Change can be good and bad, but it is constant in today’s global business environment, and leaders know it. In October, the Human Capital Media (HCM) Advisory Group, the research arm of Chief Learning Officer, published a study that asked some 600 learning leaders where there was an opportunity for a learning organization to make a business impact, and most pointed to agility and promoting the workforce’s ability to quickly adapt to change as an answer.
David Mallon, vice president of research at Bersin by Deloitte, said pull types of technology offer a concrete and clear method to increase a company’s agility. Rather than forcing employees to carve out hours from their already hectic schedules to sit down for a half-hour or hour-long instructor-led class, pull learning technologies enable users to get information quickly and directly at the point of need.
“You’re never going to get more agile by delivering more e-learning courses or delivering more classroom workshops,” Mallon said. “You’re going to get more agile by putting these kind of systemic pull learning improvements into the culture of the learning organization and increasing its ability to meet needs quickly.”

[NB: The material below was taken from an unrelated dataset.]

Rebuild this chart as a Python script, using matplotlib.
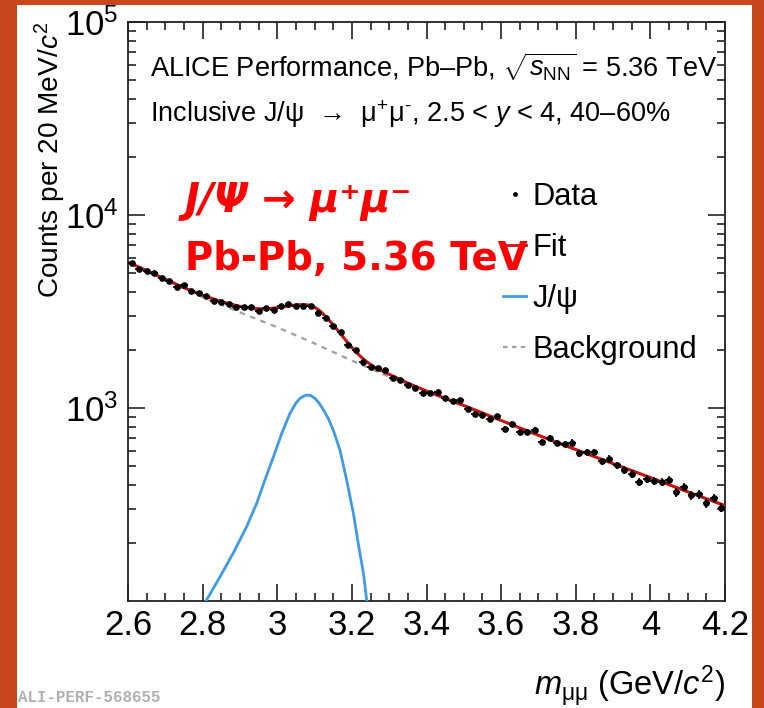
import numpy as np
import matplotlib
matplotlib.use("Agg")
import matplotlib.pyplot as plt
from matplotlib.patches import Rectangle
from matplotlib.lines import Line2D
from matplotlib.ticker import FixedLocator, MultipleLocator, NullFormatter, LogFormatterSciNotation

plt.rcParams['font.family'] = ['Liberation Sans', 'DejaVu Sans']
plt.rcParams['mathtext.fontset'] = 'custom'
plt.rcParams['mathtext.rm'] = 'Liberation Sans'
plt.rcParams['mathtext.it'] = 'Liberation Sans:italic'
plt.rcParams['mathtext.bf'] = 'Liberation Sans:bold'

# dimuon invariant mass, 20 MeV bins from 2.6 to 4.2 GeV/c2
mass_lo = 2.6
bin_width = 0.02
counts = [5660, 5240, 5140, 4990, 4720, 4550, 4260, 4320, 4030, 3945,
          3790, 3580, 3550, 3440, 3325, 3350, 3350, 3180, 3300, 3235,
          3360, 3450, 3390, 3380, 3360, 3090, 2925, 2665, 2470, 2130,
          1990, 1735, 1640, 1606, 1565, 1430, 1390, 1316, 1270, 1202,
          1190, 1212, 1122, 1082, 1100, 986, 935, 915, 880, 905,
          776, 823, 754, 754, 769, 668, 702, 658, 650, 662,
          582, 590, 590, 530, 545, 505, 479, 457, 415, 430,
          421, 416, 425, 367, 391, 354, 358, 322, 340, 305]

# total fit
fit_mass = [2.60, 2.65, 2.70, 2.75, 2.80, 2.85, 2.90, 2.92, 2.94, 2.96, 2.98,
            3.00, 3.02, 3.04, 3.06, 3.08, 3.09, 3.10, 3.11, 3.12, 3.13, 3.14,
            3.15, 3.16, 3.17, 3.18, 3.19, 3.20, 3.21, 3.22, 3.23, 3.24, 3.25,
            3.26, 3.28, 3.30, 3.35, 3.40, 3.50, 3.60, 3.70, 3.80, 3.90, 4.00,
            4.10, 4.20]
fit_counts = [5700, 5150, 4650, 4200, 3840, 3560, 3360, 3310, 3275, 3262, 3275,
              3310, 3355, 3400, 3430, 3425, 3395, 3330, 3230, 3110, 2975, 2835,
              2695, 2555, 2420, 2290, 2170, 2060, 1960, 1875, 1800, 1735, 1680,
              1632, 1560, 1495, 1345, 1225, 1030, 862, 722, 609, 515, 436,
              368, 312]

# J/psi signal
jpsi_mass = [2.78, 2.809, 2.847, 2.882, 2.918, 2.945, 2.967, 2.990, 3.012, 3.034,
             3.050, 3.061, 3.070, 3.079, 3.090, 3.101, 3.112, 3.124, 3.137, 3.150,
             3.168, 3.186, 3.204, 3.217, 3.231, 3.240, 3.26]
jpsi_counts = [70, 100, 134, 177, 243, 321, 424, 560, 739, 938,
               1060, 1122, 1150, 1167, 1160, 1122, 1060, 977, 880, 769,
               606, 424, 285, 199, 139, 100, 50]

# background
bkg_mass = [2.60, 2.70, 2.80, 2.90, 3.00, 3.10, 3.20, 3.30, 3.40, 3.50,
            3.60, 3.70, 3.80, 3.90, 4.00, 4.10, 4.20]
bkg_counts = [5650, 4600, 3750, 3130, 2620, 2160, 1760, 1450, 1217, 1023,
              859, 721, 608, 514, 435, 368, 312]

centers = mass_lo + bin_width * (np.arange(len(counts)) + 0.5)
counts = np.array(counts, dtype=float)

W, H = 764, 708
fig = plt.figure(figsize=(W / 100, H / 100), dpi=100)
fig.patch.set_facecolor('#c8461b')
fig.add_artist(Rectangle((17 / W, 0), (752 - 17) / W, 703 / H, transform=fig.transFigure,
                         facecolor='white', edgecolor='none', zorder=-5))

ax = fig.add_axes([128 / W, 1 - 601 / H, (725 - 128) / W, (601 - 22) / H])
ax.set_facecolor('none')

ax.plot(bkg_mass, bkg_counts, color='#a0a0a0', lw=1.6, ls=(0, (2.5, 2.5)), zorder=2)
ax.plot(jpsi_mass, jpsi_counts, color='#3f9be6', lw=2.0, zorder=3)
ax.plot(fit_mass, fit_counts, color='#cc1010', lw=2.2, zorder=4)
ax.errorbar(centers, counts, xerr=bin_width / 2, yerr=np.sqrt(counts), fmt='o', ms=3.8,
            color='black', elinewidth=1.2, capsize=0, zorder=5)

ax.set_yscale('log')
ax.set_xlim(2.6, 4.2)
ax.set_ylim(100, 1e5)

ax.xaxis.set_minor_locator(MultipleLocator(0.05))
ax.set_xticks([2.6, 2.8, 3.0, 3.2, 3.4, 3.6, 3.8, 4.0, 4.2])
ax.set_xticklabels(['2.6', '2.8', '3', '3.2', '3.4', '3.6', '3.8', '4', '4.2'])
ax.yaxis.set_major_locator(FixedLocator([1e3, 1e4, 1e5]))
ax.yaxis.set_major_formatter(LogFormatterSciNotation())
ax.yaxis.set_minor_locator(FixedLocator([k * 10 ** e for e in (2, 3, 4) for k in range(2, 10)]))
ax.yaxis.set_minor_formatter(NullFormatter())

ax.tick_params(which='both', direction='in', top=True, right=True, colors='#222222',
               labelcolor='black', labelsize=25, width=1.2)
ax.tick_params(which='major', length=12)
ax.tick_params(which='minor', length=6)
ax.tick_params(axis='x', pad=6)
ax.tick_params(axis='y', pad=7)
for s in ax.spines.values():
    s.set_linewidth(1.3)
    s.set_color('#222222')

fig.text(50 / W, 1 - 22 / H, 'Counts per 20 MeV/$c^{2}$', rotation=90, ha='center', va='top',
         fontsize=20.2)
fig.text(725 / W, 1 - 686 / H, r'$m_{\mathrm{μμ}}$ (GeV/$c^{2}$)', ha='right', va='center',
         fontsize=23.5)

fig.text(150 / W, 1 - 67 / H, r'ALICE Performance, Pb–Pb, $\sqrt{s_{\mathrm{NN}}}$ = 5.36 TeV',
         ha='left', va='center', fontsize=19.5)
fig.text(150 / W, 1 - 114 / H, r'Inclusive J/ψ  →  μ$^{+}$μ$^{\mathrm{‐}}$, 2.5 < $y$ < 4, 40–60%',
         ha='left', va='center', fontsize=19.5)

handles = [Line2D([], [], marker='o', ms=2.5, ls='none', color='black'),
           Line2D([], [], color='#cc1010', lw=2.0),
           Line2D([], [], color='#3f9be6', lw=2.0),
           Line2D([], [], color='#a0a0a0', lw=1.6, ls=(0, (2, 2)))]
labels = ['Data', 'Fit', 'J/ψ', 'Background']
fig.legend(handles, labels, loc='upper left', bbox_to_anchor=(503 / W, 1 - 182 / H),
           frameon=False, fontsize=22.2, handlelength=0.75, handletextpad=0.2,
           labelspacing=0.68, borderpad=0, borderaxespad=0)

fig.text(185 / W, 1 - 212 / H, 'J/Ψ → μ⁺μ⁻', color='#ff0000', fontsize=29,
         fontweight='bold', fontstyle='italic', family=['DejaVu Sans'], ha='left', va='baseline',
         zorder=10)
fig.text(185 / W, 1 - 270 / H, 'Pb-Pb, 5.36 TeV', color='#ff0000', fontsize=27.8,
         fontweight='bold', family=['DejaVu Sans'], ha='left', va='baseline', zorder=10)

fig.text(18 / W, 1 - 698 / H, 'ALI-PERF-568655', color='#b0b0b0', fontsize=11.3,
         family=['Liberation Mono'], fontweight='bold', ha='left', va='center')

fig.savefig('out.png', dpi=100, facecolor=fig.get_facecolor())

Chris Tratar, senior director of product marketing at learning software company Saba, and the co-presenter on the HCM Advisory Group study, said there are many ways pull learning can increase agility at a company:
Video channels: Two- to three-minute videos that cover content from subject matter experts and third-party sources on specific topics. “This is the idea of learning at the point of need,” Tratar said. “This provides agility as people can consume learning when they need it versus waiting for a class or more formal channel of learning.”
Intelligent recommendations: A type of search engine that makes recommendations based on past searches, usage and interests. “It is not up to a centralized administrator in the learning department to understand what is relevant to every learner in the whole extended enterprise. The solution can make these recommendations and learners can then pull the content that they need from the list of relevant items that have been pushed to them.”
Mobile learning: Bite-sized learning opportunities available on-the-go on any mobile device. “If a field service technician runs into a particularly rare problem in the field, they can search for and access videos or other content or groups through their tablet and get to the content they need when they need it. They can address the issue with one service call and increase customer satisfaction instead of having to go take a class or do other research from a computer.”
Learning demand planning: A method used by learning leaders to analyze the demand for learning by their employees. “Learning administrators can dynamically create new classes and learning offerings that did not exist before to meet the emerging demand.”